Le plan de la SONEDE pour 2024
Il a évoqué le plan de la SONEDE, pour faire face au pic de consommation au cours de l’été 2024, qui prévoit l’élaboration d’un programme comprenant 83 interventions dans différentes villes de la République. À cet égard, il a souligné l’exploitation des eaux souterraines disponibles en forant des puits profonds spéciaux dans les zones entièrement alimentées en eau souterraine, et en effectuant les opérations d’entretien nécessaires en changeant et en renouvelant certains équipements de pompage, en travaillant également à la sensibilisation à la rationalisation de la consommation et à l’économie d’eau, en plus de deux usines de dessalement d’eau de mer, dont une à Sfax, et qui seront ouvertes à l’exploitation avant l’été 2024.
a évoqué le plan de travail à court terme dans la zone rurale, indiquant notamment l’achèvement de 114 projets au profit de 148 mille habitants avant l’été prochain, en plus du traitement de l’endettement d’un certain nombre de complexes aquatiques.
Un système d’eau en bouteille à revoir
Par ailleurs, le directeur du Bureau de la planification et des bilans hydriques au ministère de l’Agriculture, Rafik Aini a fait part de l’étude stratégique du secteur de l’eau à l’horizon 2050. Il a expliqué qu’il vise à sécuriser les équilibres hydriques et à passer de la gestion de l’offre à la gestion de la demande, et ce, en adoptant une gestion intégrée et durable des ressources.
Selon lui, cette étude s’appuiera sur l’approvisionnement en eau potable comme priorité absolue, selon la spécificité de chaque région. Un modèle dynamique qui prend en compte les pressions des influences climatiques, démographiques, sociales et économiques, expliquant que le comportement futur en matière de gestion de l’eau doit s’appuyer sur la modélisation économique de l’eau comme outil d’aide à la vision, à la stratégie et à la gestion de la demande.
Il a déclaré que parmi les résultats de cette étude figure l’élaboration de plans pratiques pour les années 2023/2025, 2026/2030, 2031/2040, puis 2041/2050, affirmant que les technologies modernes seront utilisées pour améliorer la sécurité alimentaire durable, surveiller la qualité de l’eau, contrôler la pollution et atténuer les effets du changement climatique, tout en évoluant vers une agriculture qui s’adapte à ce phénomène et en œuvrant à l’unification.

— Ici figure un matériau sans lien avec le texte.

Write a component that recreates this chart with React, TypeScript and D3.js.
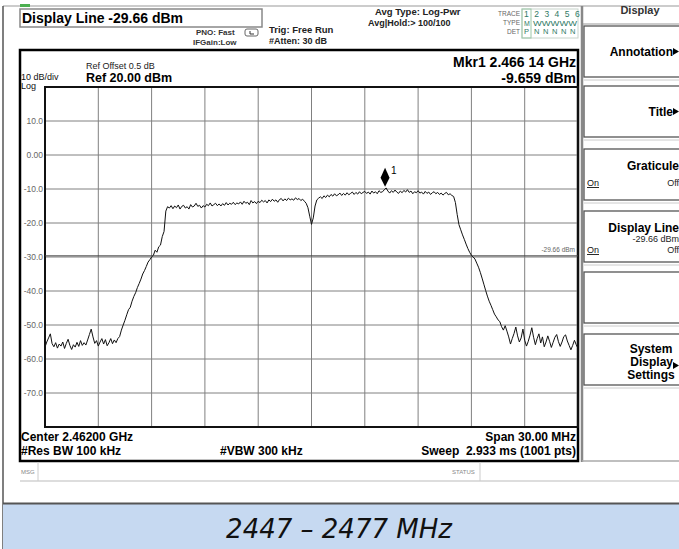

Dans le même contexte, les représentants ont appelé à l’importance de réfléchir à la qualité de l’eau, en critiquant le système d’eau en bouteille face à la rareté de l’eau et à la manière dont ces eaux souterraines sont exploitées en l’absence de contrôle de l’État. Ils ont également critiqué la dispersion des intérêts liés au secteur de l’eau, soulignant l’importance d’inclure le système de l’eau dans le cadre d’une administration centrale unifiée.